Aim of the task:
The listing below begins with the first line you should copy; stop after the line containing "import plotly.graph_objects as go", and drop every picture.

Rows from a dataset of charts and code:

──────

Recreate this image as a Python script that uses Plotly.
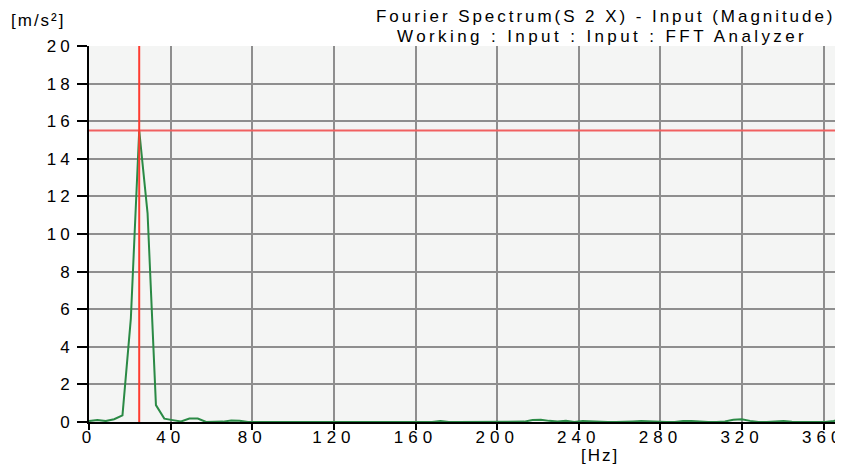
import plotly.graph_objects as go

# Frequency bins (Hz) and magnitude values (m/s²)
bin_step_hz = 4.1
magnitude = [
    0.05, 0.10, 0.05, 0.15, 0.35, 5.5, 15.5, 11.1, 0.9, 0.18,
    0.10, 0.03, 0.18, 0.18, 0.00, 0.00, 0.02, 0.08, 0.06, 0.00,
    0.00, 0.00, 0.00, 0.00, 0.00, 0.00, 0.00, 0.00, 0.00, 0.00,
    0.00, 0.00, 0.00, 0.00, 0.00, 0.00, 0.00, 0.00, 0.00, 0.00,
    0.00, 0.00, 0.05, 0.00, 0.00, 0.00, 0.00, 0.00, 0.00, 0.00,
    0.00, 0.00, 0.02, 0.10, 0.12, 0.06, 0.03, 0.06, 0.00, 0.05,
    0.02, 0.00, 0.00, 0.00, 0.00, 0.03, 0.05, 0.02, 0.00, 0.00,
    0.00, 0.05, 0.05, 0.01, 0.00, 0.00, 0.03, 0.12, 0.15, 0.06,
    0.00, 0.00, 0.02, 0.05, 0.01, 0.00, 0.00, 0.00, 0.00, 0.05,
    0.20,
]
freq = [round(i * bin_step_hz, 2) for i in range(len(magnitude))]

x_ticks = [0, 40, 80, 120, 160, 200, 240, 280, 320, 360]
y_ticks = [0, 2, 4, 6, 8, 10, 12, 14, 16, 18, 20]

title_line1 = "Fourier Spectrum(S 2 X) - Input (Magnitude)"
title_line2 = "Working : Input : Input : FFT Analyzer"
y_unit = "[m/s²]"
x_unit = "[Hz]"

peak_i = max(range(len(magnitude)), key=lambda i: magnitude[i])
peak_f = freq[peak_i]
peak_v = magnitude[peak_i]

def spaced(t, ls):
    return f'<span style="letter-spacing:{ls}px">{t}</span>'

FONT = "Liberation Sans, Arial, sans-serif"

fig = go.Figure()
fig.add_trace(go.Scatter(
    x=freq, y=magnitude, mode="lines",
    line=dict(color="#2a8a45", width=2),
    hoverinfo="x+y", showlegend=False,
))

# cursor lines
fig.add_shape(type="line", xref="paper", yref="y", x0=0, x1=1, y0=peak_v, y1=peak_v,
              line=dict(color="#f06060", width=2), layer="above")
fig.add_shape(type="line", xref="x", yref="paper", x0=peak_f, x1=peak_f, y0=0, y1=1,
              line=dict(color="#ff3c30", width=2), layer="above")

fig.update_layout(
    width=835, height=458,
    margin=dict(l=81, r=5, t=38, b=44),
    paper_bgcolor="white",
    plot_bgcolor="#f4f5f4",
    font=dict(family=FONT, size=17, color="black"),
    xaxis=dict(
        range=[0, 367], tickmode="array", tickvals=x_ticks,
        ticktext=[spaced(str(t), 5) for t in x_ticks],
        tickfont=dict(size=17), automargin=False, ticklabeloverflow="allow",
        showgrid=True, gridcolor="#8e8e8e", gridwidth=2,
        showline=True, linecolor="black", linewidth=2,
        ticks="outside", ticklen=6, tickwidth=2, tickcolor="black",
        zeroline=False, fixedrange=True, ticklabelstandoff=-7,
    ),
    yaxis=dict(
        range=[0, 20], tickmode="array", tickvals=y_ticks,
        ticktext=[spaced(str(t), 4) for t in y_ticks],
        tickfont=dict(size=17), automargin=False, ticklabeloverflow="allow",
        showgrid=True, gridcolor="#8e8e8e", gridwidth=2,
        showline=True, linecolor="black", linewidth=2,
        ticks="outside", ticklen=10, tickwidth=2, tickcolor="black",
        zeroline=False, fixedrange=True, ticklabelstandoff=0,
    ),
    annotations=[
        dict(text=spaced(title_line1, 2.95), xref="paper", yref="paper",
             x=0.998, y=1, yshift=30, xanchor="right", yanchor="middle",
             showarrow=False, font=dict(size=17)),
        dict(text=spaced(title_line2, 3.4), xref="paper", yref="paper",
             x=0.9617, y=1, yshift=10, xanchor="right", yanchor="middle",
             showarrow=False, font=dict(size=17)),
        dict(text=spaced(y_unit, 2), xref="paper", yref="paper",
             x=0, xshift=-51, y=1, yshift=26, xanchor="center", yanchor="middle",
             showarrow=False, font=dict(size=17)),
        dict(text=spaced(x_unit, 2), xref="paper", yref="paper",
             x=0.682, y=0, yshift=-33, xanchor="center", yanchor="middle",
             showarrow=False, font=dict(size=17)),
    ],
)

fig.write_html("out.html")
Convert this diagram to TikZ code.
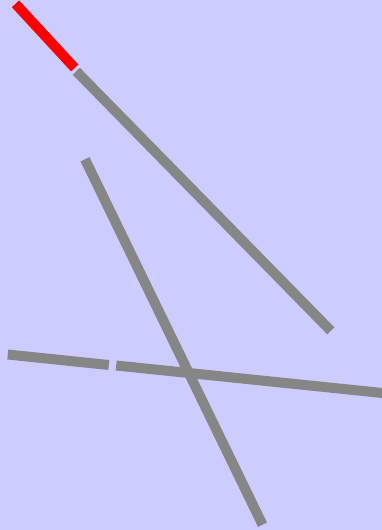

──────

Written reply:
Recreate this image as a Python script that uses Plotly.
import plotly.graph_objects as go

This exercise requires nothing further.